- [Work to be completed]
Begin at the first line and end at the line containing "labelsize=15, pad=6)". Extract exactly those lines.

- [Material]
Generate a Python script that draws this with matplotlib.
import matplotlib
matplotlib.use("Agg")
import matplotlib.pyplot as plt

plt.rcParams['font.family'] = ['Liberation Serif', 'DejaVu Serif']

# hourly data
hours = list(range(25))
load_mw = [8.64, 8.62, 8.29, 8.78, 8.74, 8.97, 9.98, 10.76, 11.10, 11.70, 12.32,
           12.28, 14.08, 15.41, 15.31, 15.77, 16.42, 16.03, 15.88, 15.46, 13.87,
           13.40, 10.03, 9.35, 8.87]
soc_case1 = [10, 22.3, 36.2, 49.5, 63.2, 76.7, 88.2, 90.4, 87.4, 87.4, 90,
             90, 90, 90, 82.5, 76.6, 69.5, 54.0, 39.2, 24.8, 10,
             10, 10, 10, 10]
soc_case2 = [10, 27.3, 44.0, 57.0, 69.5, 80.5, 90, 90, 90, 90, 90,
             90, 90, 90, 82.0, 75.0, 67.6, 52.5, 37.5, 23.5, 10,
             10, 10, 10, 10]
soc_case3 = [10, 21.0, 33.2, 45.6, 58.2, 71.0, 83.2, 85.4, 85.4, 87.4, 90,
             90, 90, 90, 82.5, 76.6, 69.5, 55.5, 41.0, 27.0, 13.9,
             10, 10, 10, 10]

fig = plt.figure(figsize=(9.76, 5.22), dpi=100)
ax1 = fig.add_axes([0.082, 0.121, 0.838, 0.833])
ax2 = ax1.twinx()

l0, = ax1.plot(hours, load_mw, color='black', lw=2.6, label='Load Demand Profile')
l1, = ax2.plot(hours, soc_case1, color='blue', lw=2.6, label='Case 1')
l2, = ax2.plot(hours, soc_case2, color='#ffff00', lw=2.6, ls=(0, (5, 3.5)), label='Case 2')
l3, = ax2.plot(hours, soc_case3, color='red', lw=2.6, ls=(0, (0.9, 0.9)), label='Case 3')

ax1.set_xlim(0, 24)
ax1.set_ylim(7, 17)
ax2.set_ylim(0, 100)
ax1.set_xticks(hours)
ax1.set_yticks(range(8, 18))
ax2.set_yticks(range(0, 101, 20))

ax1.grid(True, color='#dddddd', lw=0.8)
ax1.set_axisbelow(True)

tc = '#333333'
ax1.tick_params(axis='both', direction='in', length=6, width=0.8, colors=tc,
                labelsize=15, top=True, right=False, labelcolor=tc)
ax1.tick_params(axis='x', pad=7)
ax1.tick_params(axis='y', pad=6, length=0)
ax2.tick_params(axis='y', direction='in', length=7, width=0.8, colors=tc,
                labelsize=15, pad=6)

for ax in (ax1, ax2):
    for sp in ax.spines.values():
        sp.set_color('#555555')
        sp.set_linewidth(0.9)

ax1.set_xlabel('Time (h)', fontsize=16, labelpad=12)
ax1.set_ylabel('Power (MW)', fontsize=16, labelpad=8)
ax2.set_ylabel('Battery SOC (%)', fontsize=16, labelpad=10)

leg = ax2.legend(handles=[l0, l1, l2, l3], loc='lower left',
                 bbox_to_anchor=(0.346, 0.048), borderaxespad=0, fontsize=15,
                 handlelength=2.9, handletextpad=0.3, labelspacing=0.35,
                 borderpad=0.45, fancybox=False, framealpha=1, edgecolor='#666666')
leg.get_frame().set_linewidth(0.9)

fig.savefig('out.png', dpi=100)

- [Reply]
Generate a Python script that draws this with matplotlib.
import matplotlib
matplotlib.use("Agg")
import matplotlib.pyplot as plt

plt.rcParams['font.family'] = ['Liberation Serif', 'DejaVu Serif']

# hourly data
hours = list(range(25))
load_mw = [8.64, 8.62, 8.29, 8.78, 8.74, 8.97, 9.98, 10.76, 11.10, 11.70, 12.32,
           12.28, 14.08, 15.41, 15.31, 15.77, 16.42, 16.03, 15.88, 15.46, 13.87,
           13.40, 10.03, 9.35, 8.87]
soc_case1 = [10, 22.3, 36.2, 49.5, 63.2, 76.7, 88.2, 90.4, 87.4, 87.4, 90,
             90, 90, 90, 82.5, 76.6, 69.5, 54.0, 39.2, 24.8, 10,
             10, 10, 10, 10]
soc_case2 = [10, 27.3, 44.0, 57.0, 69.5, 80.5, 90, 90, 90, 90, 90,
             90, 90, 90, 82.0, 75.0, 67.6, 52.5, 37.5, 23.5, 10,
             10, 10, 10, 10]
soc_case3 = [10, 21.0, 33.2, 45.6, 58.2, 71.0, 83.2, 85.4, 85.4, 87.4, 90,
             90, 90, 90, 82.5, 76.6, 69.5, 55.5, 41.0, 27.0, 13.9,
             10, 10, 10, 10]

fig = plt.figure(figsize=(9.76, 5.22), dpi=100)
ax1 = fig.add_axes([0.082, 0.121, 0.838, 0.833])
ax2 = ax1.twinx()

l0, = ax1.plot(hours, load_mw, color='black', lw=2.6, label='Load Demand Profile')
l1, = ax2.plot(hours, soc_case1, color='blue', lw=2.6, label='Case 1')
l2, = ax2.plot(hours, soc_case2, color='#ffff00', lw=2.6, ls=(0, (5, 3.5)), label='Case 2')
l3, = ax2.plot(hours, soc_case3, color='red', lw=2.6, ls=(0, (0.9, 0.9)), label='Case 3')

ax1.set_xlim(0, 24)
ax1.set_ylim(7, 17)
ax2.set_ylim(0, 100)
ax1.set_xticks(hours)
ax1.set_yticks(range(8, 18))
ax2.set_yticks(range(0, 101, 20))

ax1.grid(True, color='#dddddd', lw=0.8)
ax1.set_axisbelow(True)

tc = '#333333'
ax1.tick_params(axis='both', direction='in', length=6, width=0.8, colors=tc,
                labelsize=15, top=True, right=False, labelcolor=tc)
ax1.tick_params(axis='x', pad=7)
ax1.tick_params(axis='y', pad=6, length=0)
ax2.tick_params(axis='y', direction='in', length=7, width=0.8, colors=tc,
                labelsize=15, pad=6)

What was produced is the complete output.